In 2012, in its National Plan of Action to Implement the Recommendations of the Lessons Learnt and Reconciliation Commission, Sri Lanka’s Government stated:
Theme area: International Humanitarian Law Issues
Recommendation
9.9, 9.37a. – Ascertain more fully the circumstances under which specific instances of death or injury to civilians could have occurred, and if such investigations disclose wrongful conduct, prosecute and punish the wrongdoers.
Activity
1. Complete ongoing disciplinary process being conducted in terms of Armed Forces statutes.
2. Upon conclusion, take follow up action to prosecute, where relevant.
3. Use the existing system as provided for in the Criminal Procedure Code to originate a complaint and give such mechanism sufficient publicity.
Recommendation
9.23 – Launch a full investigation into allegations of disappearances after surrender/arrest and where such investigations produce evidence of any unlawful act on the part of individual members of the Army, prosecute and punish the wrongdoers.
Activity
1), 2) and 3) above. 
Sri Lanka, Government, National Plan of Action to Implement the Recommendations of the Lessons Learnt and Reconciliation Commission (LLRC), 26 July 2012, p. 1.
Sri Lanka’s Government also stated:
Theme area: Human Rights
Recommendation
9.48 – Direct law enforcement authorities to take immediate steps to ensure that allegations (of abductions, enforced or involuntary disappearances, and arbitrary detention) are properly investigated into, and perpetrators brought to justice.
Activity
1. Identify impediments, if any, to the effective enforcement of the law. That the offences are visited with serious sanctions.
2. Strengthen investigation skills of Police.

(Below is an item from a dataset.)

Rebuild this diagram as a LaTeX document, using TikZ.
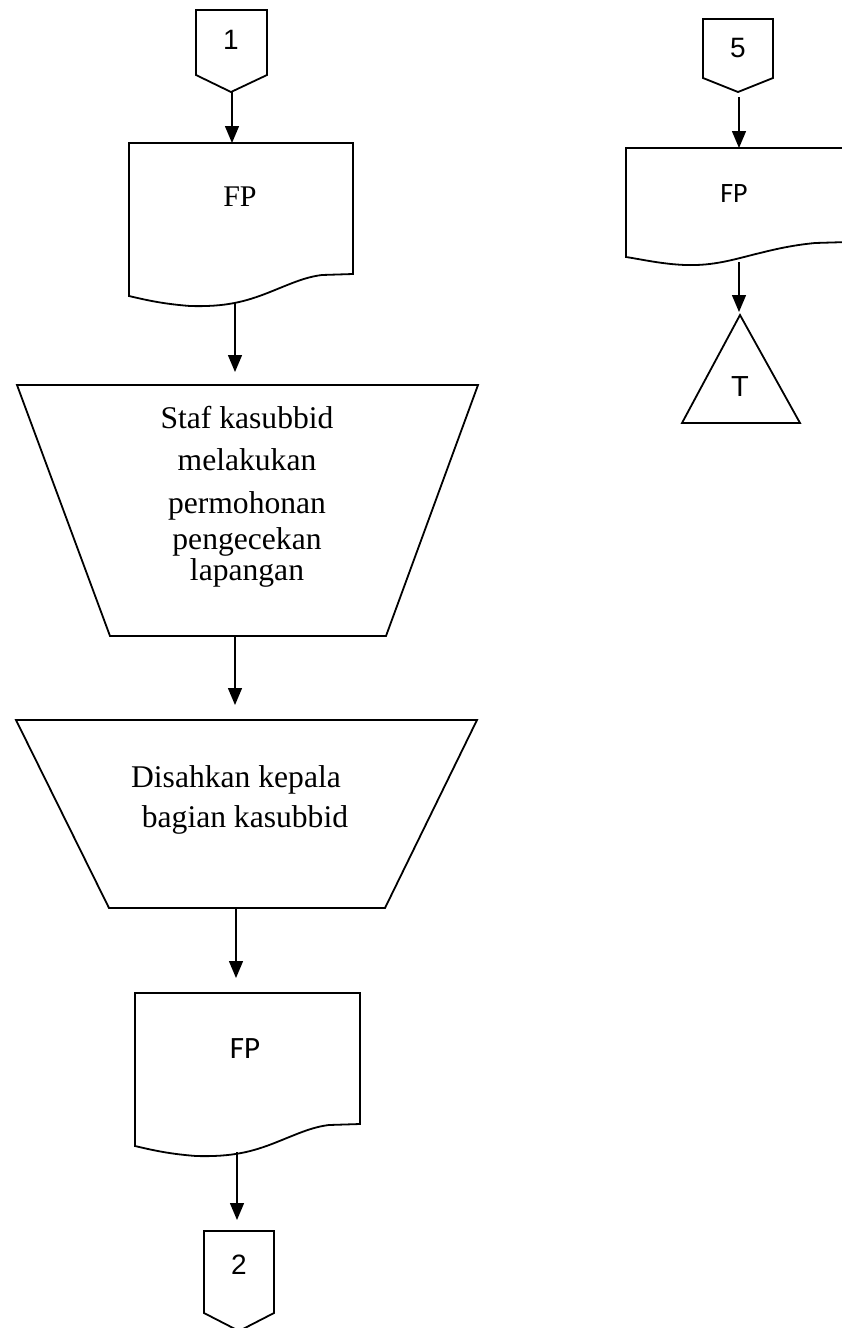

3. Strengthen access to justice.
4. Enhance the capacity of the Police to put in place a more effective surveillance mechanism of the locality in cooperation with the local community and establish community policing.
Recommendation
9.51 – Appoint a Special Commissioner of Investigation to investigate alleged disappearances and provide material to the Attorney General to initiate criminal proceedings as appropriate. Provide the Office of the Commissioner with experienced investigators to collect and process information.
Activity
1. Invoke the present procedures as available in the Code of Criminal Procedures with priority given to such complaints.
2. Sensitize the public with regard to availability of the various mechanisms through the GIC [Government Information Center] (1919).
3. Enhance the capacity of the present GIC (1919) to entertain the receipt of information. 
Sri Lanka, Government, National Plan of Action to Implement the Recommendations of the Lessons Learnt and Reconciliation Commission (LLRC), 26 July 2012, p. 2.